-- DATASET start --
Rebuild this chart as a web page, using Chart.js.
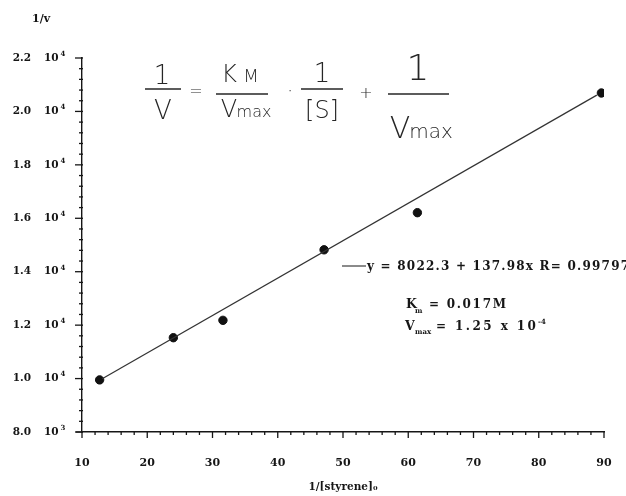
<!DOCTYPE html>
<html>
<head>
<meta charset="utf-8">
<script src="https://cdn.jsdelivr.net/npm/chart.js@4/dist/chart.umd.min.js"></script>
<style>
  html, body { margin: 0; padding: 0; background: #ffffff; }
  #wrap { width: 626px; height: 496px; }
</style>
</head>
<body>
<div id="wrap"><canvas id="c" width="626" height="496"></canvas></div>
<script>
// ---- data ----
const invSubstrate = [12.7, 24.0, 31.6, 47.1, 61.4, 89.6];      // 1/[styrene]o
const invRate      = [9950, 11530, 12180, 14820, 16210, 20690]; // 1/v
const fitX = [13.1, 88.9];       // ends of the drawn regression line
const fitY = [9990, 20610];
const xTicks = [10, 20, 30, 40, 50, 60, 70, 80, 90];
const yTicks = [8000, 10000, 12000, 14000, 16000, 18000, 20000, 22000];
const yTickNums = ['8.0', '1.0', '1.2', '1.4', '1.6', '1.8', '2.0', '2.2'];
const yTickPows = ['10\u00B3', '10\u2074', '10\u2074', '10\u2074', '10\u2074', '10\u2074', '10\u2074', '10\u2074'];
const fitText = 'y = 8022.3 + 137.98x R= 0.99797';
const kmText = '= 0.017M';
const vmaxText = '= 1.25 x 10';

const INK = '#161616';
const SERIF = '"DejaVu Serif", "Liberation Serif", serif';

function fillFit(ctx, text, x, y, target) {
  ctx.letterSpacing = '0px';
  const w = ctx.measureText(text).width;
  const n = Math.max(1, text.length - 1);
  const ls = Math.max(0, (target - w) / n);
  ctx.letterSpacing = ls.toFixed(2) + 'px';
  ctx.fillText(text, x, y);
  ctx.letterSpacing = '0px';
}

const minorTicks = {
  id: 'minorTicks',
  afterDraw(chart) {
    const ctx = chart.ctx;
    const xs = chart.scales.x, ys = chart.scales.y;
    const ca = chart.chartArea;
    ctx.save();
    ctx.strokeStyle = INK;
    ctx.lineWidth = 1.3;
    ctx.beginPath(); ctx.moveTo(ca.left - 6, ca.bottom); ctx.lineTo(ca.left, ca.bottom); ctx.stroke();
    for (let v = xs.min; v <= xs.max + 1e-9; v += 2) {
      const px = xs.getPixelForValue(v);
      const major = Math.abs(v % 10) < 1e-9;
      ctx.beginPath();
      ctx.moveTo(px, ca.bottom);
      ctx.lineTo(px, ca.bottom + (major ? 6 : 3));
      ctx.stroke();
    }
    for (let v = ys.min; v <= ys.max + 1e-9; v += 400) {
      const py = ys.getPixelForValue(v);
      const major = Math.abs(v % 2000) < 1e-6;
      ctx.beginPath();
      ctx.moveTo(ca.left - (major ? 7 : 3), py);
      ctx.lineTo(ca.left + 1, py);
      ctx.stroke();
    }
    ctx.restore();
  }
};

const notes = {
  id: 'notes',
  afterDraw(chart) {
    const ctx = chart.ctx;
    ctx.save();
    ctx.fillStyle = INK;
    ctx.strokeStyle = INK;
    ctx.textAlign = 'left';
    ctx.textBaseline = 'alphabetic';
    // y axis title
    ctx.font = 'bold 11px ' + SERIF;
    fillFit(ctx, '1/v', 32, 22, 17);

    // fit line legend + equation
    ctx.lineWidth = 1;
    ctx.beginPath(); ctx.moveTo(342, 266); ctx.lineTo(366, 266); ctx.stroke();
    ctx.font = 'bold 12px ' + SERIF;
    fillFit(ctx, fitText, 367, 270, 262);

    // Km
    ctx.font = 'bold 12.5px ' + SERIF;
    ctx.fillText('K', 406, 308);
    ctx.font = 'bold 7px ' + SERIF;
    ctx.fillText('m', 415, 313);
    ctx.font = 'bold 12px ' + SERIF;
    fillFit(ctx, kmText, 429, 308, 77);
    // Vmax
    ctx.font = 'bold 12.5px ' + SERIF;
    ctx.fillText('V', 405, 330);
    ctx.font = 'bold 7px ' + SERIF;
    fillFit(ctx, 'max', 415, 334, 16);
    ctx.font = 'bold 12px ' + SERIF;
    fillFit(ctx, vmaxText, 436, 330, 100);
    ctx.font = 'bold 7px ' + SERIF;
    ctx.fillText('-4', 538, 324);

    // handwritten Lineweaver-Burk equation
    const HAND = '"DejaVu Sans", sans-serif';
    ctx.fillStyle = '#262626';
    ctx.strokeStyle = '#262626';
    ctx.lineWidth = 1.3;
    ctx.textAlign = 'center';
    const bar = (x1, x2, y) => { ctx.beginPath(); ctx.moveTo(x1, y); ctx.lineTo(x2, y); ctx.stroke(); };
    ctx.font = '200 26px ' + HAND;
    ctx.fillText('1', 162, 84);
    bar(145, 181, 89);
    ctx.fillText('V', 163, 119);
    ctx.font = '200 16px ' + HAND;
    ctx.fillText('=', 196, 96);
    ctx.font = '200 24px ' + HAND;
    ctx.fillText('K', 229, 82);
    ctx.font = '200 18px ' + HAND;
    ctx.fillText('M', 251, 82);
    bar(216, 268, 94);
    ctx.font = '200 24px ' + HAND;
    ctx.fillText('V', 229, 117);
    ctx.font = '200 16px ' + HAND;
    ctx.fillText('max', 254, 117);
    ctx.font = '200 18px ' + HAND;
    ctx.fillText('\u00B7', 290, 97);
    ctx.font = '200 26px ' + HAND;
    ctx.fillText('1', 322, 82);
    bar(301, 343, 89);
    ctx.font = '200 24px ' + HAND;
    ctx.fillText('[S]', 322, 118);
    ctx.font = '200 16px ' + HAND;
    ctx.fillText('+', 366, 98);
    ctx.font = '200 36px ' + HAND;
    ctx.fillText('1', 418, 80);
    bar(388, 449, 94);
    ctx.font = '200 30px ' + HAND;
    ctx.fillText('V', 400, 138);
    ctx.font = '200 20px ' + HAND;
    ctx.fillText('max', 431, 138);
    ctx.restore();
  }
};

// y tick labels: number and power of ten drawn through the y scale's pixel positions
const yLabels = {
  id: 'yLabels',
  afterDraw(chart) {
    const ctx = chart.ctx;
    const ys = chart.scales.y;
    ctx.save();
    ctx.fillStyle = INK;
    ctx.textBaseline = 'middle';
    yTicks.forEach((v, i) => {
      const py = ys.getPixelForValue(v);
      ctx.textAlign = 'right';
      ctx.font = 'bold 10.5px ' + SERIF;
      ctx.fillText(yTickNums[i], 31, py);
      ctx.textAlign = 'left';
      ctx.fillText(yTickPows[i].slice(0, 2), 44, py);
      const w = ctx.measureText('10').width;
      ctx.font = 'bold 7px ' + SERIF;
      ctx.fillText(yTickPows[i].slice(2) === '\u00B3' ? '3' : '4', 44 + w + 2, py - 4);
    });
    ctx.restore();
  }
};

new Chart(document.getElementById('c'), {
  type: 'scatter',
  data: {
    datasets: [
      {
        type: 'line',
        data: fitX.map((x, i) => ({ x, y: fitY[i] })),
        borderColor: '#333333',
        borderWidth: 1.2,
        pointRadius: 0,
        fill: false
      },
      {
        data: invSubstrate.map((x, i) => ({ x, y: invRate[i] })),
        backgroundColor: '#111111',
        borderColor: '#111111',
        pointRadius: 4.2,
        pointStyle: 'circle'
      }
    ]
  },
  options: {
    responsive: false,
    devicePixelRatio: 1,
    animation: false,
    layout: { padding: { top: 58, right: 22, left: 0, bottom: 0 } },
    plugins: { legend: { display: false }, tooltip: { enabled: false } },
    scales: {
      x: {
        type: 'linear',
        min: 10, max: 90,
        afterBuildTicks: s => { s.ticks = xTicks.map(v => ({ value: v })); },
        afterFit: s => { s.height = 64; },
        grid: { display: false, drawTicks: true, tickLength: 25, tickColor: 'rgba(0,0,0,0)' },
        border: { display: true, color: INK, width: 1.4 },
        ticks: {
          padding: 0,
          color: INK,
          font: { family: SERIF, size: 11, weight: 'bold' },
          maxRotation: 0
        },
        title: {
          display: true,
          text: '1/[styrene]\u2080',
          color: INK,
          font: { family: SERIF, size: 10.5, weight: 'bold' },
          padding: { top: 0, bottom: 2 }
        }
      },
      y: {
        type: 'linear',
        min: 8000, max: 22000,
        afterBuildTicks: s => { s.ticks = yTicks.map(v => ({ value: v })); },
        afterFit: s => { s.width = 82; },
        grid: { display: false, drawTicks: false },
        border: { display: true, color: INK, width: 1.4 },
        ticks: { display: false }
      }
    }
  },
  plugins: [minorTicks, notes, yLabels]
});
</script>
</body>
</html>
-- DATASET end --
-- DATASET start --
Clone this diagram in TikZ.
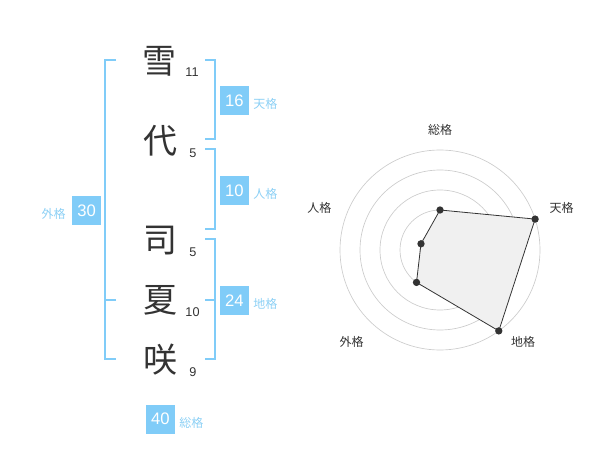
-- DATASET end --
GOAL OF THE EXERCISE — In the entries above, find the lines containing the word "this" and say how many there are, with no other words.

THE RESPONSE — 2